Corporate subsidies have “exploded,” explains Mr. Salmon, going from a ten-year budget allocation of $1.2 trillion in 2021 to now surpassing $2 trillion.
Nearly doubled!
“The beneficiaries of this largesse are extremely concentrated,” Salmon notes, most of it going to “just 15 large corporations, seven of which are foreign.” Of course, a lot of this is under cover of “saving the planet” and fighting “climate change”: “Wind turbine manufacturers like General Electric, Vestas, and Siemens/Gamesa — who collectively produce 79 percent of all turbines — are among the biggest winners.”
Robbing from the few and giving to the many makes neither for good mathematics or a winning political strategy. Robbing from the many and giving to the few is what usually works. But if your appeal is to “the left,” you have to pretend to grab most from the super-rich few.
Your pals.
This is Common Sense. I’m Paul Jacob.
Illustration created with PicFinder and Firefly
—
See all recent commentary
(simplified and organized)
3 replies on “Kamala Hood”
When economists or politicians speak of a “ten year $1.2 trillion dollar budget allocation”, I have to ask: does that mean $1.2 trillion over ten years ($120 billion per year) or $1.2 trillion each year for ten years? One of the latest stories I heard was how a budget proposal, if enacted, would save $500 billion over ten years. To me, that means $50 billion a year. Congress can spend those ‘savings’ in one hour. That ‘saves’ nothing.
Here is who got the money from Trump’s tax cuts.
“Was skewed to the rich. Households with incomes in the top 1 percent will receive an average tax cut of more than $60,000 in 2025, compared to an average tax cut of less than $500 for households in the bottom 60 percent, according to the Tax Policy Center (TPC).[1] As a share of after-tax income, tax cuts at the top — for both households in the top 1 percent and the top 5 percent — are more than triple the total value of the tax cuts received for people with incomes in the bottom 60 percent.”
“President Trump approved $8.8 trillion of gross new borrowing and $443 billion of deficit reduction during his full presidential term.”
Pam, you don’t get money by its not being taken from you; you merely keep money that you had already got.
Only by imagining the state as sonehow the original and proper owner of the various form of wealth found within the jurisdiction of that state can one confusedly believe that a tax-cut simply is a subsidy.

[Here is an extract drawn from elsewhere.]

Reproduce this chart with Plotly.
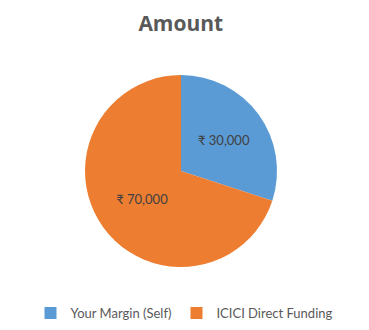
import plotly.graph_objects as go

categories = ["Your Margin (Self)", "ICICI Direct Funding"]
amounts = [30000, 70000]
label_text = ["₹ 30,000", "₹ 70,000"]
colors = ["#5B9BD5", "#ED7D31"]

W, H = 369, 330
fig = go.Figure(go.Pie(
    labels=categories,
    values=amounts,
    text=label_text,
    textinfo="text",
    textposition="inside",
    insidetextorientation="horizontal",
    sort=False,
    direction="clockwise",
    rotation=0,
    marker=dict(colors=colors, line=dict(color="white", width=0)),
    textfont=dict(family="Lato, Noto Sans, sans-serif", size=13, color="#404040"),
    hoverinfo="label+value",
    domain=dict(x=[85 / W, 277 / W], y=[1 - 267 / H, 1 - 75 / H]),
))

fig.update_layout(
    width=W, height=H,
    margin=dict(l=0, r=0, t=0, b=0),
    paper_bgcolor="white",
    plot_bgcolor="white",
    title=dict(text="<b>Amount</b>", x=0.49, xanchor="center", y=1 - 24 / H, yanchor="middle",
               font=dict(family="Open Sans, sans-serif", size=21, color="#595959")),
    legend=dict(orientation="h", x=0.5, xanchor="center", y=1 - 313 / H, yanchor="middle",
                font=dict(family="Lato, Noto Sans, sans-serif", size=13, color="#595959"),
                itemwidth=30, traceorder="normal"),
    showlegend=True,
)

fig.write_html("out.html")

Now, your confusion aside, certainly the Republicans have, like the Democrats, provided various genuine subsidies to persons who are already extremely affluent. These subsidies leave an especially bad taste in the mouth, though all subsidies are corrosive.
But the point relevant here is that the leadership of your political tribe likes to posture as robbing from the rich to give to the poor (a posture not adopted by the Republicans) even as those leaders are actually robbing from those who are not affluent and giving to those who are extremely wealthy.
You need to face what sort of knaves those leaders are, and what sort of fools follow those leaders.